HÜSEYİN GÜLERCE: Bana göre dağılır. Cumhurbaşkanı Erdoğan, Başbakan Davutoğlu... Hepsi çok ciddi iddialarda bulunuyorlar. Bunları yok saymanız mümkün değil. Bu iddialardan herhangi biri doğru çıkarsa "Hizmet Hareketi" çok büyük yara alır.
Hangi iddia doğru çıkabilir? Mesela Fethullah Gülen'in "dinleme emri" verdiği iddiası mı?
HÜSEYİN GÜLERCE: Evet... Bazı polisler itirafçı oldu deniliyor. Ne derece doğru bilmiyoruz. Bazı polislerin Pensilvanya'ya gittikleri, talimatı bizzat oradan aldıkları söyleniyor. Bunlar kanıtlanırsa... Cemaat biter.
BEN DİĞERLERİ GİBİ DEĞİLİM
Cemaat yapısı içinde yıllarca önemli görevlerde bulunmuş bazı isimler, Cemaat'ten ayrılınca aleyhte konuşmalar yaptılar. Siz de onlar gibi mi oldunuz?
HÜSEYİN GÜLERCE: Bir-iki isim söyler misiniz?

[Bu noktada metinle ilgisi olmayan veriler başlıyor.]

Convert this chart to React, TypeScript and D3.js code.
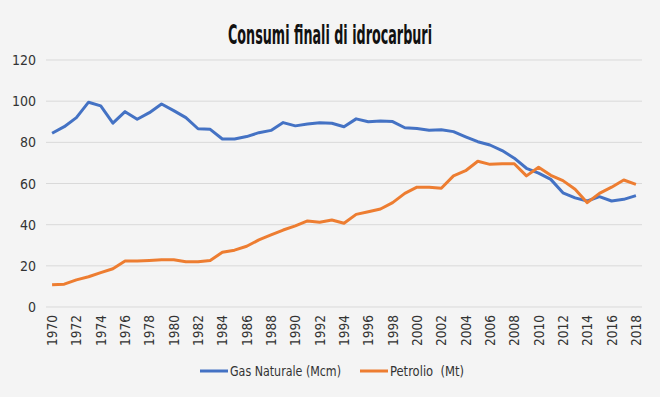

Mesela Nurettin Veren adlı bir adam çıktı, sonra Latif Erdoğan... Siz de onlar gibi misiniz?
HÜSEYİN GÜLERCE: Bu bana büyük hakaret olur. Onların her birinin özel bir durumu var. Bünye içerisindeki çekişmelerin sonucunda ortaya çıkan durumlar. Benim için böyle bir şey söz konusu değil. Ben kimseyle çekişmedim ki.
'ABİLER DÜŞÜNÜR' DİYORLAR
Hüseyin Gülerce'den çok keskin bir Cemaat eleştirisi...
Şöyle diyor Gülerce:
+
Hizmet'ten bir arkadaşımız... Okumuş, mühendis olmuş... Soruyorum kendisine: "Ne düşünüyorsun" diye... "Bizim düşünmemize gerek yok, abiler ilettiler zaten bu konuyu" diyor...
Hizmet Hareketi'ni zaafa uğratan şeydir insanların düşünmemesi, eleştirmemesi ve sorgulamaması. Düşünmeyeceksin, sorgulamayacaksın ve eleştirmeyeceksin.
Yukarıdan bir şey geliyorsa bu kesin doğrudur.
Bu beni çok ürkütüyor. Bu yapı, bu zihniyet, Türkiye'nin yönetimine hâkim olsa ne olur? Allah korusun diyorum".